### Given data

* Begin *

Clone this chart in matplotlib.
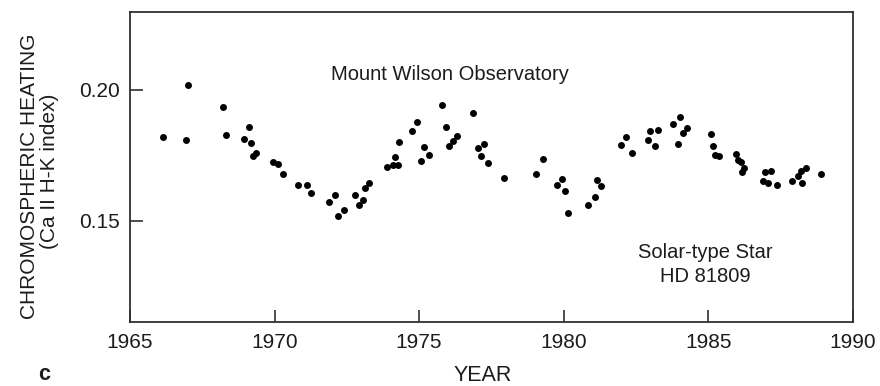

* End *
* Begin *

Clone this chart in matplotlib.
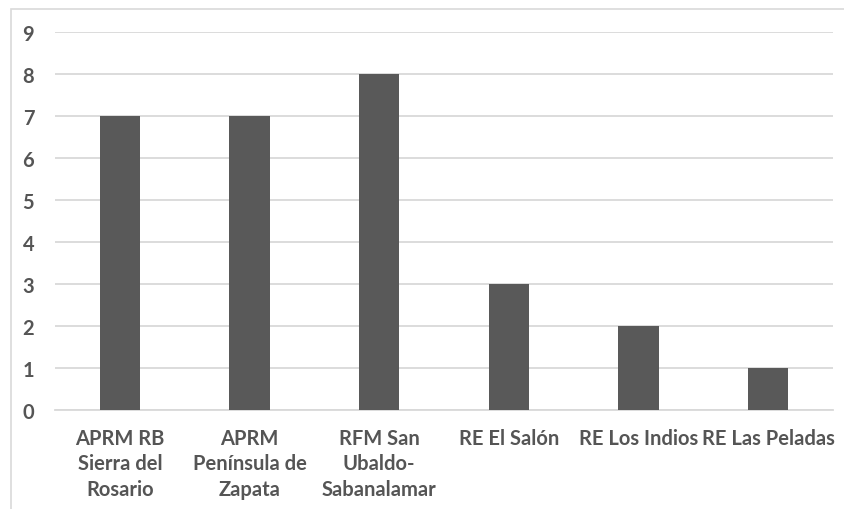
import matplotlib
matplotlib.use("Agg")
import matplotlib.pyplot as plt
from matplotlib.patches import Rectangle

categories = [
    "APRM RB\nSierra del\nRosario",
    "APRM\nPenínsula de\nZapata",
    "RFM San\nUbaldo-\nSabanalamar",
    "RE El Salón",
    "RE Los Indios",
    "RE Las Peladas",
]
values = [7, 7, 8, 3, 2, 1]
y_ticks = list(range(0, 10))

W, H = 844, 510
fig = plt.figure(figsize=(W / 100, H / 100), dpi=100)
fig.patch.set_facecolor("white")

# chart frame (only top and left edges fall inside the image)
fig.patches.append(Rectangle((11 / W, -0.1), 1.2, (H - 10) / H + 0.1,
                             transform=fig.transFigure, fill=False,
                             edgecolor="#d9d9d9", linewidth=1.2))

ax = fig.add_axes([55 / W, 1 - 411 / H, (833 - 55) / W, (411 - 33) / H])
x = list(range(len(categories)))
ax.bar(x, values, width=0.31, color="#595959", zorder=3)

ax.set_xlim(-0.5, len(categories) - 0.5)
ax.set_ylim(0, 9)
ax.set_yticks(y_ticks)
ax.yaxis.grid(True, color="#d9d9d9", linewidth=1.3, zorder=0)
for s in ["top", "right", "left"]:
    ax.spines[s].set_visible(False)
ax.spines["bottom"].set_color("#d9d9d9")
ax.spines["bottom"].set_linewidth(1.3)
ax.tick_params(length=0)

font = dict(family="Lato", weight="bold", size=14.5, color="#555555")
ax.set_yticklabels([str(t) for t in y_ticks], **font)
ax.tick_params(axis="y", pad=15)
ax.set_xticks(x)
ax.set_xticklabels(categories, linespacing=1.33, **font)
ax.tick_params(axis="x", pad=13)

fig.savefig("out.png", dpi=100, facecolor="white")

* End *

### Stated task
Reproduce each line of the entries in which the word "matplotlib" is found.

### Exercise result
Clone this chart in matplotlib.
Clone this chart in matplotlib.
import matplotlib
matplotlib.use("Agg")
import matplotlib.pyplot as plt
from matplotlib.patches import Rectangle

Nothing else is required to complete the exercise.